— Request —
Only the lines from the start of the data through the one containing "plt.rcParams['mathtext.bf'] = 'Liberation" belong in your answer; return them exactly.

— Records —
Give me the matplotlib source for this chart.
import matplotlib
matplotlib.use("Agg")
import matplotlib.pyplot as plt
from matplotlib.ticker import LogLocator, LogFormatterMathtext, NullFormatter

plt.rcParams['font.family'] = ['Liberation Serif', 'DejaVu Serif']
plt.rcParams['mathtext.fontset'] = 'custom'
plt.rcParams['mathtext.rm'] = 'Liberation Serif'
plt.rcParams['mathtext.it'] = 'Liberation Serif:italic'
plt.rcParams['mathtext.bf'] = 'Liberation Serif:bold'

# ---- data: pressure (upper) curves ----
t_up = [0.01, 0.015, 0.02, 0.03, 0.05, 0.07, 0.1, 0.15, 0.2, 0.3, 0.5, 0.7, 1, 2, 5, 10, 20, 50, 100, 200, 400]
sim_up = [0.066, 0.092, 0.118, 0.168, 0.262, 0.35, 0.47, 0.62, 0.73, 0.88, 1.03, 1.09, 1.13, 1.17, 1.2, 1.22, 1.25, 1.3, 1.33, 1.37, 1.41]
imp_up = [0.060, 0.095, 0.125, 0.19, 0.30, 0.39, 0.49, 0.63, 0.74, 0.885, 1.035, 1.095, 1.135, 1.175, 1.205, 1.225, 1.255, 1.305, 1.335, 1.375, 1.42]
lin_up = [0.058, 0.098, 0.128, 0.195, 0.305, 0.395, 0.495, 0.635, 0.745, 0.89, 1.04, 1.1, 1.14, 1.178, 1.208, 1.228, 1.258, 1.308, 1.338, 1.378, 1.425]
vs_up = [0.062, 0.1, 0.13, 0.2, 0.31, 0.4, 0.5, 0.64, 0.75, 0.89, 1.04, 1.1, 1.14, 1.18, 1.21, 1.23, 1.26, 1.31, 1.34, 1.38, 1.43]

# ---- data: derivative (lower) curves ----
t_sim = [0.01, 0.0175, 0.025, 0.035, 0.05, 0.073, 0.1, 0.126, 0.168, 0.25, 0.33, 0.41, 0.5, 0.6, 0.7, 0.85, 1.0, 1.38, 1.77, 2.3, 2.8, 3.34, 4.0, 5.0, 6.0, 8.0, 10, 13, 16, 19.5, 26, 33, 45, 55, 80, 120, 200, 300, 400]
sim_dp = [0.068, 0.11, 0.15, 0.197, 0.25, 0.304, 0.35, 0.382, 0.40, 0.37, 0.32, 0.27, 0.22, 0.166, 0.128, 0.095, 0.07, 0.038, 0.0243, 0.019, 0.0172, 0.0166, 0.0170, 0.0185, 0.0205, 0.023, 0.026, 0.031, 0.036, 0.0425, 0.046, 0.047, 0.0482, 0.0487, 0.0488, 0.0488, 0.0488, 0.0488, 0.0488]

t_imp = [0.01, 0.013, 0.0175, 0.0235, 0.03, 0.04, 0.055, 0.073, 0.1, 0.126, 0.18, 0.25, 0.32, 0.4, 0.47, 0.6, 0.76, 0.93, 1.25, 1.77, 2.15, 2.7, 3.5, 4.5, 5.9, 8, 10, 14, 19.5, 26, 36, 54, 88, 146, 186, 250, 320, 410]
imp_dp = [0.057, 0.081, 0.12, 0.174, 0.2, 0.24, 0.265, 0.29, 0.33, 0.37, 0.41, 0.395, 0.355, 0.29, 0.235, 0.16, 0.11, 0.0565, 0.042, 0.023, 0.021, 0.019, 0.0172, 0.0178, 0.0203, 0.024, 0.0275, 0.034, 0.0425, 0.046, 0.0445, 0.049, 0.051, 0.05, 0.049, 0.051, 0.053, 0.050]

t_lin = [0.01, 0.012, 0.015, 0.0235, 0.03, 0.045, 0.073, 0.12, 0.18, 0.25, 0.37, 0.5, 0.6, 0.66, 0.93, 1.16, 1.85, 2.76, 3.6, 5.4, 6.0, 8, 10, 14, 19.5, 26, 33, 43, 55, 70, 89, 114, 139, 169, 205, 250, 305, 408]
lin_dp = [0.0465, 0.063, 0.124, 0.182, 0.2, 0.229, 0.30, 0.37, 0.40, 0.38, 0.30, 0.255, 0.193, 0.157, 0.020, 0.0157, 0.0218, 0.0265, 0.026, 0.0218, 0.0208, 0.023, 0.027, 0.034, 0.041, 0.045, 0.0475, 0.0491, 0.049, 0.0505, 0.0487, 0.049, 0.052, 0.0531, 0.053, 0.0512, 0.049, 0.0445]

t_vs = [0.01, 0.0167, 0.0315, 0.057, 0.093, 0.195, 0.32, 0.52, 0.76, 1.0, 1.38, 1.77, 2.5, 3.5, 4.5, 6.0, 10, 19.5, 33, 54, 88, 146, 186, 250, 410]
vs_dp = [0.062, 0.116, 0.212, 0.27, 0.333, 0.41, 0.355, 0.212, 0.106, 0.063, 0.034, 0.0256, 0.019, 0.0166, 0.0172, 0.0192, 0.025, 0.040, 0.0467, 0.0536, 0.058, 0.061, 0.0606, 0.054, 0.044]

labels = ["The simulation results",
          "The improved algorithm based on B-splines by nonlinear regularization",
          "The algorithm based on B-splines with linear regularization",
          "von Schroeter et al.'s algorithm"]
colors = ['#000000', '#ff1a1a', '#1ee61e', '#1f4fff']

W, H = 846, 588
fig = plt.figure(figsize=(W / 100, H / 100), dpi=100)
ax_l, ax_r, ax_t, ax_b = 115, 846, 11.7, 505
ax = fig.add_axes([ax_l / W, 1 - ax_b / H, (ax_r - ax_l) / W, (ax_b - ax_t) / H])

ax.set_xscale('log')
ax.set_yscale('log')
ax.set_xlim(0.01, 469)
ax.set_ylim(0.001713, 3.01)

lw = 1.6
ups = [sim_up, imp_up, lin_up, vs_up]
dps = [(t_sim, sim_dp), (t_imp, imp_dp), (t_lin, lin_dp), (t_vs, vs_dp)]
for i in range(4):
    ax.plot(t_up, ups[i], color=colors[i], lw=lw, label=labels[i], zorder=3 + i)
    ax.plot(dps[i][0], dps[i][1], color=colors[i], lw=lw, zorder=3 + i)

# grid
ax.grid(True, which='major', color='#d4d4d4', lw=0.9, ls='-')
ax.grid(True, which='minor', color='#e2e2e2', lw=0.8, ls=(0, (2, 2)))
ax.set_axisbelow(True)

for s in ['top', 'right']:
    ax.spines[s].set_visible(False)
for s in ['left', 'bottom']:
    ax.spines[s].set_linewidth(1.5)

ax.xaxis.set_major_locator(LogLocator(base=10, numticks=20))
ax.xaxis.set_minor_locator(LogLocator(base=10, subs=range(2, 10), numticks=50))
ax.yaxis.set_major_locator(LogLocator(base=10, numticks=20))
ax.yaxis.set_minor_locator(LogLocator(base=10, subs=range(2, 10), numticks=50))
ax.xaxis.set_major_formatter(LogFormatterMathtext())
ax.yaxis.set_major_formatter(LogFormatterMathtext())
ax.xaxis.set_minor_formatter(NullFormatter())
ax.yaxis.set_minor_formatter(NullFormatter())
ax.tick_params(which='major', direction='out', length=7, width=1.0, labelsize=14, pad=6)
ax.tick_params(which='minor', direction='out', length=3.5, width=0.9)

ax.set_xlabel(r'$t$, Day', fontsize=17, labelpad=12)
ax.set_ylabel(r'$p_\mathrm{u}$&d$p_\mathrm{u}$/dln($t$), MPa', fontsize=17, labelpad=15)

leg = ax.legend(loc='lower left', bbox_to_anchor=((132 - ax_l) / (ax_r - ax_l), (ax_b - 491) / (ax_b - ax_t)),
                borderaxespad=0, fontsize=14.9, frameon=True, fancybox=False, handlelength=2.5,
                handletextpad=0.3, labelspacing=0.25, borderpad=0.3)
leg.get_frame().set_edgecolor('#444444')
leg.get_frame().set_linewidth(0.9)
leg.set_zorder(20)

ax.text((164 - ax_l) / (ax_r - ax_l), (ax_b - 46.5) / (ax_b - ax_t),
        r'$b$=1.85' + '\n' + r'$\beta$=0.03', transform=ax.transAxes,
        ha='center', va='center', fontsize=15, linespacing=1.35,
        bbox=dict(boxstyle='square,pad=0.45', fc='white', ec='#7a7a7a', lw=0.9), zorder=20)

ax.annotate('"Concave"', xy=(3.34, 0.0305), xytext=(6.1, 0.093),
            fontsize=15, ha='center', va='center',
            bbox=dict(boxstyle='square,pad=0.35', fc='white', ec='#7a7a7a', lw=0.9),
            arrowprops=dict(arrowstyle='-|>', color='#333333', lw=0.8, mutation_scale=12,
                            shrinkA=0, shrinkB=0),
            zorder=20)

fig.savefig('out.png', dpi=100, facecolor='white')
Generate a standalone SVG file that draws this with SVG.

— Response to this task —
Give me the matplotlib source for this chart.
import matplotlib
matplotlib.use("Agg")
import matplotlib.pyplot as plt
from matplotlib.ticker import LogLocator, LogFormatterMathtext, NullFormatter

plt.rcParams['font.family'] = ['Liberation Serif', 'DejaVu Serif']
plt.rcParams['mathtext.fontset'] = 'custom'
plt.rcParams['mathtext.rm'] = 'Liberation Serif'
plt.rcParams['mathtext.it'] = 'Liberation Serif:italic'
plt.rcParams['mathtext.bf'] = 'Liberation Serif:bold'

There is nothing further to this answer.